Peshawar bans poultry, beef export to Afghanistan
KABUL (Pajhwok): The government in Peshawar, the capital of Khyber Pakhtunkhwa, on Wednesday imposed ban on export of poultry, beef and cattle to Afghanistan for one month aimed at controlling prices at home, Pakistani media reports.
A circular from the Deputy Commissioner office in Peshawar slashed the ban to control skyrocketing meat prices at home in the holy month of Ramazan, the Dawn.com reports.
Local traders and butchers increase the prices in the month of Ramazan, forcing authorities to ban export of beef and poultry to Afghanistan.
A cattle trader in Peshawar wishing anonymity told Pajhwok Afghan News since he was afraid authorities would create problem in his business if he criticized the inefficiency of the local administration in Peshawar.
“Everyone knows the local government officials get free meat and poultry for their use from the traders who have the right to increase the prices. The administrative officials also ask for Eid money locally known as Eidi from the traders and local businessmen when Eid comes closer. Corruption should be banned instead of imposing ban on beef and poultry,” the trader added.
Hundred of Pakistanis would lose their sources of income who were affiliated with cattle and buffalo trade with Afghanistan.
Abid Afridi, a resident of Khyber Agency, said he didn’t think the prices would decrease with the ban but he was sure the ban would increase financial sources of security personnel on check posts from Peshawar to Torkham.
Most of Afghans traders in eastern Afghanistan import daily usage items from Peshawar and the businessmen said the trade turned double before the month of Ramadan and Eid-ul-Azha.
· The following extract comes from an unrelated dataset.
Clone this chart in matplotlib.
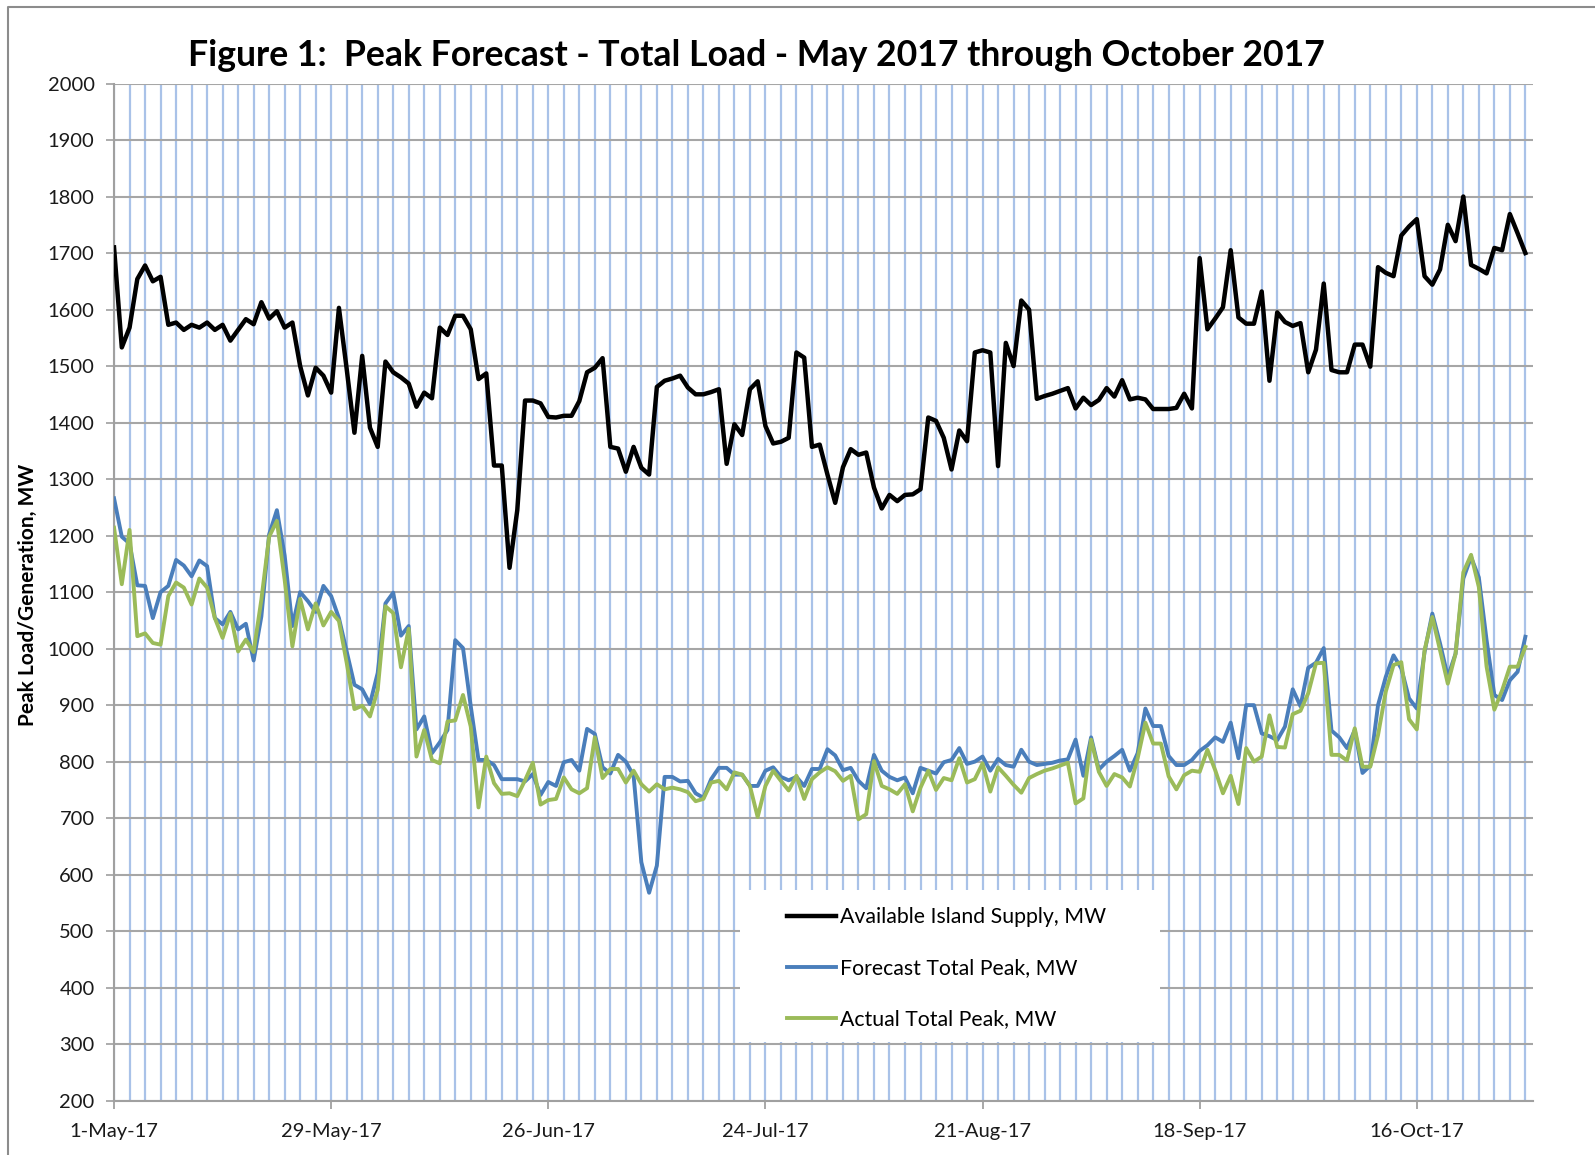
import pandas as pd
import matplotlib
matplotlib.use("Agg")
import matplotlib.pyplot as plt
import matplotlib.dates as mdates
from matplotlib.ticker import FixedLocator, FuncFormatter, MultipleLocator
from matplotlib.patches import Rectangle
from matplotlib.lines import Line2D

plt.rcParams['font.family'] = ['Lato', 'DejaVu Sans']

# daily values, 1-May-17 .. 30-Oct-17
dates = pd.date_range("2017-05-01", "2017-10-30", freq="D")

supply = [1710, 1533, 1568, 1654, 1678, 1650, 1658, 1573, 1577, 1564,
          1573, 1568, 1577, 1564, 1573, 1545, 1564, 1583, 1574, 1613,
          1584, 1597, 1568, 1577, 1500, 1448, 1497, 1483, 1453, 1603,
          1495, 1382, 1518, 1391, 1357, 1508, 1489, 1480, 1469, 1428,
          1453, 1443, 1568, 1555, 1589, 1589, 1565, 1477, 1487, 1324,
          1324, 1143, 1245, 1439, 1439, 1434, 1410, 1409, 1412, 1412,
          1438, 1489, 1497, 1514, 1357, 1354, 1313, 1357, 1320, 1308,
          1463, 1474, 1478, 1483, 1462, 1450, 1450, 1454, 1459, 1327,
          1397, 1378, 1459, 1473, 1394, 1363, 1366, 1373, 1524, 1515,
          1357, 1361, 1308, 1258, 1321, 1353, 1343, 1347, 1285, 1248,
          1272, 1261, 1272, 1273, 1282, 1409, 1403, 1373, 1317, 1386,
          1367, 1524, 1528, 1524, 1323, 1541, 1500, 1616, 1600, 1442,
          1447, 1451, 1456, 1461, 1425, 1444, 1431, 1440, 1461, 1446,
          1475, 1441, 1444, 1441, 1424, 1424, 1424, 1426, 1451, 1425,
          1691, 1565, 1584, 1604, 1705, 1586, 1575, 1575, 1632, 1474,
          1595, 1578, 1571, 1576, 1489, 1529, 1646, 1493, 1489, 1489,
          1538, 1538, 1499, 1675, 1665, 1659, 1731, 1747, 1760, 1659,
          1644, 1671, 1750, 1721, 1800, 1679, 1672, 1664, 1709, 1705,
          1769, 1735, 1700]

forecast = [1266, 1198, 1186, 1112, 1111, 1054, 1100, 1111, 1157, 1147,
            1128, 1156, 1146, 1054, 1043, 1065, 1034, 1044, 979, 1057,
            1202, 1245, 1165, 1040, 1100, 1084, 1065, 1111, 1093, 1054,
            995, 936, 928, 902, 957, 1080, 1099, 1023, 1040, 857,
            880, 815, 834, 856, 1015, 1001, 898, 803, 803, 794,
            769, 769, 769, 765, 778, 741, 764, 757, 799, 803,
            784, 858, 849, 790, 779, 812, 800, 775, 622, 568,
            616, 773, 773, 765, 766, 744, 736, 769, 789, 789,
            777, 777, 757, 757, 784, 790, 773, 767, 773, 757,
            787, 787, 822, 811, 785, 789, 766, 753, 812, 784,
            773, 767, 772, 744, 789, 784, 779, 799, 803, 824,
            796, 800, 809, 784, 805, 794, 791, 821, 800, 794,
            796, 798, 802, 804, 839, 775, 843, 786, 800, 810,
            821, 784, 815, 894, 863, 863, 810, 794, 794, 803,
            819, 829, 843, 835, 869, 806, 900, 900, 850, 845,
            838, 862, 928, 898, 966, 975, 1001, 855, 843, 824,
            856, 780, 793, 900, 950, 988, 965, 912, 894, 994,
            1062, 1009, 950, 991, 1124, 1162, 1126, 1015, 918, 909,
            944, 959, 1021]

actual = [1214, 1114, 1210, 1022, 1027, 1010, 1007, 1093, 1117, 1108,
          1078, 1124, 1108, 1054, 1019, 1062, 995, 1016, 994, 1087,
          1198, 1226, 1122, 1004, 1088, 1034, 1080, 1041, 1065, 1049,
          975, 893, 899, 880, 927, 1075, 1063, 967, 1035, 809,
          856, 803, 797, 871, 873, 918, 862, 719, 809, 762,
          743, 744, 739, 767, 798, 724, 732, 734, 772, 751,
          744, 753, 843, 771, 787, 787, 763, 784, 760, 747,
          760, 751, 754, 751, 746, 730, 734, 763, 766, 751,
          781, 777, 757, 702, 757, 784, 766, 749, 775, 734,
          769, 781, 790, 783, 766, 775, 698, 707, 801, 757,
          751, 743, 760, 712, 754, 784, 750, 771, 767, 806,
          763, 769, 797, 747, 790, 775, 759, 745, 771, 778,
          784, 788, 793, 798, 726, 735, 839, 782, 757, 778,
          772, 756, 806, 869, 832, 832, 774, 751, 776, 784,
          782, 821, 785, 744, 775, 725, 824, 800, 809, 882,
          826, 825, 884, 890, 921, 974, 975, 812, 812, 802,
          859, 791, 791, 847, 924, 971, 976, 875, 857, 997,
          1056, 997, 938, 991, 1135, 1166, 1109, 968, 892, 926,
          968, 968, 1003]

labels = ["Available Island Supply, MW", "Forecast Total Peak, MW", "Actual Total Peak, MW"]
colors = ["#000000", "#4a7ebb", "#9bbb59"]

fig = plt.figure(figsize=(15.95, 11.55), dpi=100)
ax = fig.add_axes([0.0715, 0.047, 0.8897, 0.8807])

ax.plot(dates, supply, color=colors[0], lw=3.2, label=labels[0], zorder=3, solid_joinstyle='round')
ax.plot(dates, forecast, color=colors[1], lw=2.8, label=labels[1], zorder=3, solid_joinstyle='round')
ax.plot(dates, actual, color=colors[2], lw=2.8, label=labels[2], zorder=3, solid_joinstyle='round')

ax.set_xlim(dates[0], pd.Timestamp("2017-10-31"))
ax.set_ylim(200, 2000)

major = pd.date_range("2017-05-01", periods=7, freq="28D")
minor = pd.date_range("2017-05-01", "2017-10-31", freq="2D")
ax.xaxis.set_major_locator(FixedLocator(mdates.date2num(major)))
ax.xaxis.set_minor_locator(FixedLocator(mdates.date2num(minor)))
ax.xaxis.set_major_formatter(FuncFormatter(
    lambda v, p: "{}-{}".format(mdates.num2date(v).day, mdates.num2date(v).strftime("%b-%y"))))
ax.yaxis.set_major_locator(MultipleLocator(100))

ax.set_axisbelow(True)
ax.grid(axis='x', which='both', color='#a9c2e8', lw=1.6)
ax.grid(axis='y', which='major', color='#a6a6a6', lw=1.5)

for s in ['top', 'right']:
    ax.spines[s].set_visible(False)
for s in ['left', 'bottom']:
    ax.spines[s].set_color('#a0a0a0')
    ax.spines[s].set_linewidth(1.5)

ax.tick_params(axis='x', which='major', length=6, width=1.3, color='#a0a0a0',
               labelsize=14.5, pad=10, labelcolor='#1a1a1a')
ax.tick_params(axis='x', which='minor', length=0)
ax.tick_params(axis='y', length=6, width=1.3, color='#a6a6a6',
               labelsize=14.5, pad=8, labelcolor='#1a1a1a')

# white legend area over the grid
ax.add_patch(Rectangle((0.441, 0.0577), 0.296, 0.149, transform=ax.transAxes,
                       facecolor='white', edgecolor='none', zorder=2))
ax.legend(loc='upper left', bbox_to_anchor=(0.4743, 0.190), frameon=False,
          fontsize=15.3, handlelength=2.3, handletextpad=0.2, labelspacing=1.45,
          borderpad=0, borderaxespad=0)

fig.text(0.474, 0.952, "Figure 1:  Peak Forecast - Total Load - May 2017 through October 2017",
         ha='center', va='center', fontsize=25.7, fontweight='bold')
fig.text(27.5 / 1595, 1 - 595 / 1155, "Peak Load/Generation, MW", rotation=90,
         ha='center', va='center', fontsize=15, fontweight='bold')

# chart frame (top and left edges visible)
fig.add_artist(Line2D([8 / 1595, 8 / 1595, 1.0], [0.0, 1 - 7 / 1155, 1 - 7 / 1155],
                      transform=fig.transFigure, color='#8c8c8c', lw=1.5))

fig.savefig("out.png", dpi=100)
Reports show Pakistani authorities always ban export of mutton, beef, chicken and livestock to Afghanistan when the demand increases in eastern Afghanistan.
Pervaiz Khan, a student in Nangarhar University, said most of Afghan families living in remote areas of eastern Afghanistan prefer to have beef or chicken during Iftari and the ban would increase the prices there.
Rehmatullah, a Pakistani journalist based in Kabul, said shops were filled with Iranian products and Pakistani traders and businessmen losing control over most of the markets in Afghanistan since Pakistani authorities did not facilitate Pakistani businessmen. He fears Iran would control even beef and poultry markets in Afghanistan if the situation remains the same.
It is worth mentioning that Afghan government showed interest in recent past to increase cement business with Iran which provide better quality cement than Pakistan.
The suitable grazing land has made animal husbandry an integral part of the Afghan economy few decades ago. Natural pastures of around 30,000 kilometers bless Afghanistan with sedentary, farmers who raise both animals and crops and nomadic, animal herders known as Kuchis, which used to contribute huge amount to Afghan economy.